El retuit como acto de fe y el auge de los pseudo medios digitales
Hay una frase que todos hemos visto cientos de veces: «He leído y acepto los términos y condiciones». Y todos sabemos que, salvo alguna criatura mítica con exceso de tiempo libre, nadie la ha leído jamás. Lo curioso es que ese gesto automático ha dejado de ser exclusivo del mundo digital-legal y se ha convertido en el pan nuestro de cada día en el consumo informativo: leer titulares, asumir verdades, compartir con rabia, pasar página. Hemos firmado un contrato tácito con la desinformación. Y lo hacemos con entusiasmo: son nuestros dos minutos de odio, como en la novela 1984, de George Orwell. Catarsis para no pensar.
El pseudo medio como síntoma (y negocio)
En esta nueva economía de la atención, el rigor es un lastre y la velocidad lo es todo. Así nacen los pseudo medios: portales que visten de noticia lo que es apenas un tuit inflado con adjetivos. Su objetivo no es informar, sino enfadar, confirmar sesgos o simplemente sumar clics. Algunos imitan el lenguaje periodístico, otros ni se molestan. Lo importante es que parezca creíble durante los cinco segundos que tarda en compartirse.

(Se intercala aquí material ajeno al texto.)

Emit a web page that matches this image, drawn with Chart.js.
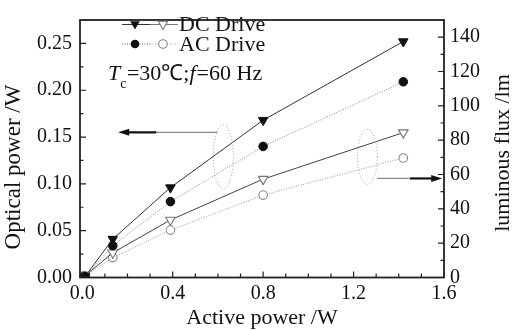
<!DOCTYPE html>
<html><head><meta charset="utf-8">
<script src="https://cdn.jsdelivr.net/npm/chart.js@4/dist/chart.umd.min.js"></script>
<style>html,body{margin:0;padding:0;background:#fff}#wrap{width:513px;height:331px}</style>
</head><body><div id="wrap"><canvas id="c" width="513" height="331"></canvas></div>
<script>
const activePower = [0.012, 0.135, 0.39, 0.80, 1.42];
const dcOptical = [0.001, 0.041, 0.096, 0.168, 0.252];
const acOptical = [0.001, 0.034, 0.081, 0.140, 0.209];
const dcFlux = [1, 14.4, 33.5, 57.3, 84.4];
const acFlux = [1, 11.6, 27.6, 48, 69.6];
const xTicks = [0, 0.4, 0.8, 1.2, 1.6];
const yLeftTicks = [0, 0.05, 0.10, 0.15, 0.20, 0.25];
const yRightTicks = [0, 20, 40, 60, 80, 100, 120, 140];

const FONT = "'Liberation Serif', 'Times New Roman', serif";
Chart.defaults.font.family = FONT;
Chart.defaults.color = '#111';

function pts(ys){ return activePower.map((x,i)=>({x:x,y:ys[i]})); }

const decor = {
  id:'decor',
  afterDraw(chart){
    const ctx = chart.ctx, a = chart.chartArea;
    const X = chart.scales.x, YL = chart.scales.y, YR = chart.scales.y1;
    ctx.save();
    // frame
    ctx.strokeStyle = '#222'; ctx.lineWidth = 1.8;
    ctx.strokeRect(a.left, a.top, a.right-a.left, a.bottom-a.top);
    ctx.lineWidth = 1.2;
    ctx.beginPath();
    for (let v=0; v<=1.6001; v+=0.1){
      const px = X.getPixelForValue(v);
      const major = Math.abs(v/0.4 - Math.round(v/0.4))<1e-6;
      ctx.moveTo(px, a.bottom); ctx.lineTo(px, a.bottom-(major?6:4));
    }
    for (let v=0; v<=0.2501; v+=0.025){
      const py = YL.getPixelForValue(v);
      const major = Math.abs(v/0.05 - Math.round(v/0.05))<1e-6;
      ctx.moveTo(a.left, py); ctx.lineTo(a.left+(major?6:3.5), py);
    }
    for (let v=0; v<=150; v+=10){
      const py = YR.getPixelForValue(v);
      const major = v%20===0;
      ctx.moveTo(a.right, py); ctx.lineTo(a.right-(major?6:3.5), py);
    }
    ctx.stroke();

    // ellipses
    ctx.setLineDash([1,2]); ctx.strokeStyle='#999'; ctx.lineWidth=1;
    ctx.beginPath();
    ctx.ellipse(X.getPixelForValue(0.624), YL.getPixelForValue(0.129), 10, 32, 0, 0, Math.PI*2);
    ctx.stroke();
    ctx.beginPath();
    ctx.ellipse(X.getPixelForValue(1.261), YR.getPixelForValue(70.3), 10, 27.5, 0, 0, Math.PI*2);
    ctx.stroke();
    ctx.setLineDash([]);

    // left arrow
    let ay = YL.getPixelForValue(0.155);
    let x1 = X.getPixelForValue(0.597), x2 = X.getPixelForValue(0.327), x3 = X.getPixelForValue(0.159);
    ctx.strokeStyle='#888'; ctx.lineWidth=1.2;
    ctx.beginPath(); ctx.moveTo(x1, ay); ctx.lineTo(x2, ay); ctx.stroke();
    ctx.strokeStyle='#111'; ctx.lineWidth=2.2;
    ctx.beginPath(); ctx.moveTo(x2, ay); ctx.lineTo(x3+8, ay); ctx.stroke();
    ctx.fillStyle='#111';
    ctx.beginPath(); ctx.moveTo(x3, ay); ctx.lineTo(x3+11, ay-3.5); ctx.lineTo(x3+11, ay+3.5); ctx.closePath(); ctx.fill();

    // right arrow
    ay = YR.getPixelForValue(57.7);
    x1 = X.getPixelForValue(1.305); x2 = X.getPixelForValue(1.45); x3 = X.getPixelForValue(1.592);
    ctx.strokeStyle='#888'; ctx.lineWidth=1.2;
    ctx.beginPath(); ctx.moveTo(x1, ay); ctx.lineTo(x2, ay); ctx.stroke();
    ctx.strokeStyle='#111'; ctx.lineWidth=2.2;
    ctx.beginPath(); ctx.moveTo(x2, ay); ctx.lineTo(x3-8, ay); ctx.stroke();
    ctx.beginPath(); ctx.moveTo(x3, ay); ctx.lineTo(x3-11, ay-3.5); ctx.lineTo(x3-11, ay+3.5); ctx.closePath(); ctx.fill();

    // legend
    function tri(x,y,r,fill){
      ctx.beginPath();
      ctx.moveTo(x-r*0.87, y-r*0.5); ctx.lineTo(x+r*0.87, y-r*0.5); ctx.lineTo(x, y+r); ctx.closePath();
      if(fill){ctx.fillStyle='#111';ctx.fill();} else {ctx.fillStyle='#fff';ctx.fill();ctx.strokeStyle='#777';ctx.lineWidth=1.1;ctx.stroke();}
    }
    function circ(x,y,r,fill){
      ctx.beginPath(); ctx.arc(x,y,r,0,Math.PI*2);
      if(fill){ctx.fillStyle='#111';ctx.fill();} else {ctx.fillStyle='#fff';ctx.fill();ctx.strokeStyle='#888';ctx.lineWidth=1.1;ctx.stroke();}
    }
    let ly = 24.5;
    ctx.lineWidth=1; ctx.strokeStyle='#333';
    ctx.beginPath(); ctx.moveTo(122,ly); ctx.lineTo(150,ly); ctx.stroke();
    ctx.strokeStyle='#777';
    ctx.beginPath(); ctx.moveTo(150,ly); ctx.lineTo(178,ly); ctx.stroke();
    tri(135, ly-0.5, 5.5, true); tri(163, ly-0.5, 5.5, false);
    ly = 44;
    ctx.setLineDash([1,1.5]); ctx.strokeStyle='#666';
    ctx.beginPath(); ctx.moveTo(122,ly); ctx.lineTo(150,ly); ctx.stroke();
    ctx.strokeStyle='#aaa';
    ctx.beginPath(); ctx.moveTo(150,ly); ctx.lineTo(178,ly); ctx.stroke();
    ctx.setLineDash([]);
    circ(135, ly, 4.3, true); circ(163, ly, 4.3, false);
    ctx.fillStyle='#111'; ctx.font = '22px '+FONT; ctx.textBaseline='alphabetic'; ctx.textAlign='left';
    ctx.fillText('DC Drive', 179, 30.5);
    ctx.fillText('AC Drive', 179, 50.5);

    // annotation
    let tx = 108; const bl = 79.5;
    ctx.font = 'italic 22px '+FONT; ctx.fillText('T', tx, bl); tx += ctx.measureText('T').width;
    ctx.font = '14px '+FONT; ctx.fillText('c', tx, bl+8); tx += ctx.measureText('c').width + 0.5;
    ctx.font = '22px '+FONT; ctx.fillText('=30\u2103;', tx, bl); tx += ctx.measureText('=30\u2103;').width;
    ctx.font = 'italic 22px '+FONT; ctx.fillText('f', tx, bl); tx += ctx.measureText('f').width+1;
    ctx.font = '22px '+FONT; ctx.fillText('=60 Hz', tx, bl);

    // axis titles
    ctx.font = '22px '+FONT; ctx.textAlign='center'; ctx.textBaseline='middle';
    ctx.fillText('Active power /W', 262, 318);
    ctx.save(); ctx.translate(14, 167); ctx.rotate(-Math.PI/2); ctx.font = '23px '+FONT; ctx.fillText('Optical power /W', 0, 0); ctx.restore();
    ctx.save(); ctx.translate(503, 153); ctx.rotate(-Math.PI/2); ctx.fillText('luminous flux /lm', 0, 0); ctx.restore();
    ctx.restore();
  }
};

new Chart(document.getElementById('c'), {
  type:'scatter',
  data:{ datasets:[
    { label:'DC Drive optical', data:pts(dcOptical), yAxisID:'y', showLine:true,
      borderColor:'#333', borderWidth:1, pointStyle:'triangle', rotation:180, pointRadius:5.5,
      pointBackgroundColor:'#111', pointBorderColor:'#111', pointBorderWidth:1 },
    { label:'AC Drive optical', data:pts(acOptical), yAxisID:'y', showLine:true,
      borderColor:'#888', borderWidth:1, borderDash:[1,1.5], pointStyle:'circle', pointRadius:4.3,
      pointBackgroundColor:'#111', pointBorderColor:'#111', pointBorderWidth:1 },
    { label:'DC Drive flux', data:pts(dcFlux), yAxisID:'y1', showLine:true,
      borderColor:'#444', borderWidth:1, pointStyle:'triangle', rotation:180, pointRadius:5.5,
      pointBackgroundColor:'#fff', pointBorderColor:'#777', pointBorderWidth:1.1 },
    { label:'AC Drive flux', data:pts(acFlux), yAxisID:'y1', showLine:true,
      borderColor:'#999', borderWidth:1, borderDash:[1,1.5], pointStyle:'circle', pointRadius:4.3,
      pointBackgroundColor:'#fff', pointBorderColor:'#888', pointBorderWidth:1.1 }
  ]},
  options:{
    responsive:false, animation:false, maintainAspectRatio:false,
    layout:{ padding:{ left:0, right:0, top:6, bottom:0 } },
    plugins:{ legend:{display:false}, tooltip:{enabled:false} },
    scales:{
      x:{ type:'linear', position:'bottom', min:-0.01, max:1.6,
        afterBuildTicks(s){ s.ticks = xTicks.map(v=>({value:v})); },
        afterFit(s){ s.height = 53.5; },
        grid:{display:false, drawTicks:false}, border:{display:false},
        ticks:{ padding:4, font:{size:20}, color:'#111', maxRotation:0, callback:v=>v.toFixed(1) } },
      y:{ type:'linear', position:'left', min:0, max:0.275,
        afterBuildTicks(s){ s.ticks = yLeftTicks.map(v=>({value:v})); },
        afterFit(s){ s.width = 80; },
        grid:{display:false, drawTicks:false}, border:{display:false},
        ticks:{ padding:8, font:{size:20}, color:'#111', callback:v=>v.toFixed(2) } },
      y1:{ type:'linear', position:'right', min:0, max:150,
        afterBuildTicks(s){ s.ticks = yRightTicks.map(v=>({value:v})); },
        afterFit(s){ s.width = 69; },
        grid:{display:false, drawTicks:false}, border:{display:false},
        ticks:{ padding:6, font:{size:20}, color:'#111', callback:v=>String(v) } }
    }
  },
  plugins:[decor]
});
</script></body></html>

Estos espacios no operan en los márgenes: están perfectamente integrados en la conversación pública. Aparecen en los trending topics, son citados por tertulianos y se infiltran en WhatsApp como el nuevo «me lo contó mi primo que trabaja en el Gobierno». La línea entre medio y meme es cada vez más fina.
El lector que no lee
Pero el pseudo medio no es el único responsable. La desinformación necesita de su mejor aliada: la audiencia perezosa. Esa que no entra en el enlace, que no distingue sátira de realidad, que reacciona al titular como si fuera una alerta de incendio. Compartimos para indignarnos, no para informarnos. Si un titular confirma lo que ya creemos, ¿para qué leer más?
El acto de retuitear se ha convertido en una liturgia. No es necesario entender, solo posicionarse. En ese gesto está todo: nuestra identidad, nuestra ideología, nuestra voluntad de pertenecer. Leer el texto sería, en el fondo, arriesgarse a matizar.
El algoritmo como cómplice
Las plataformas lo saben. Premian lo que se mueve, no lo que se sustenta. El contenido que emociona —especialmente si es negativo— tiene más alcance que el que explica. Y así, la noticia rigurosa queda enterrada bajo una montaña de titulares con signos de exclamación, fotos manipuladas y vídeos sacados de contexto.
El algoritmo no tiene ideología, pero sí prioridades: clics, tiempo de visualización, engagement. Y ahí gana siempre el que grita más fuerte, no el que tiene razón.
Cuando la verdad ya no importa
Hay bulos que han sido desmentidos decenas de veces y siguen circulando con la vitalidad de una cucaracha nuclear. Noticias falsas que provocan consecuencias reales: amenazas, políticas públicas erróneas, odio. Y cuando el daño está hecho, la corrección llega tarde, pequeña, sin viralidad. El desmentido no será trending topic, ni se dedicarán horas en tertulias, no escucharás a tu vecina decir «pues eso han dicho que es mentira».
En ese ecosistema, hasta los medios tradicionales han caído en la trampa. Se titula para atraer, se redacta para posicionar, se pierde el contexto por el camino. La presión por sobrevivir convierte el periodismo en espectáculo, y al espectador en cómplice. Circo de tres pistas, mientras la noticia muere de inanición.
Firmando sin mirar
Quizá el mayor problema no sea que nos mientan, sino que ya no nos importe. Hemos aprendido a vivir en la superficie de la información, firmando contratos invisibles cada día. Aceptamos los términos y condiciones del caos informativo porque nos resulta cómodo, rápido, adictivo.
Tal vez la pregunta más honesta no sea «¿quién nos desinforma?», sino «¿por qué lo aceptamos tan fácilmente?».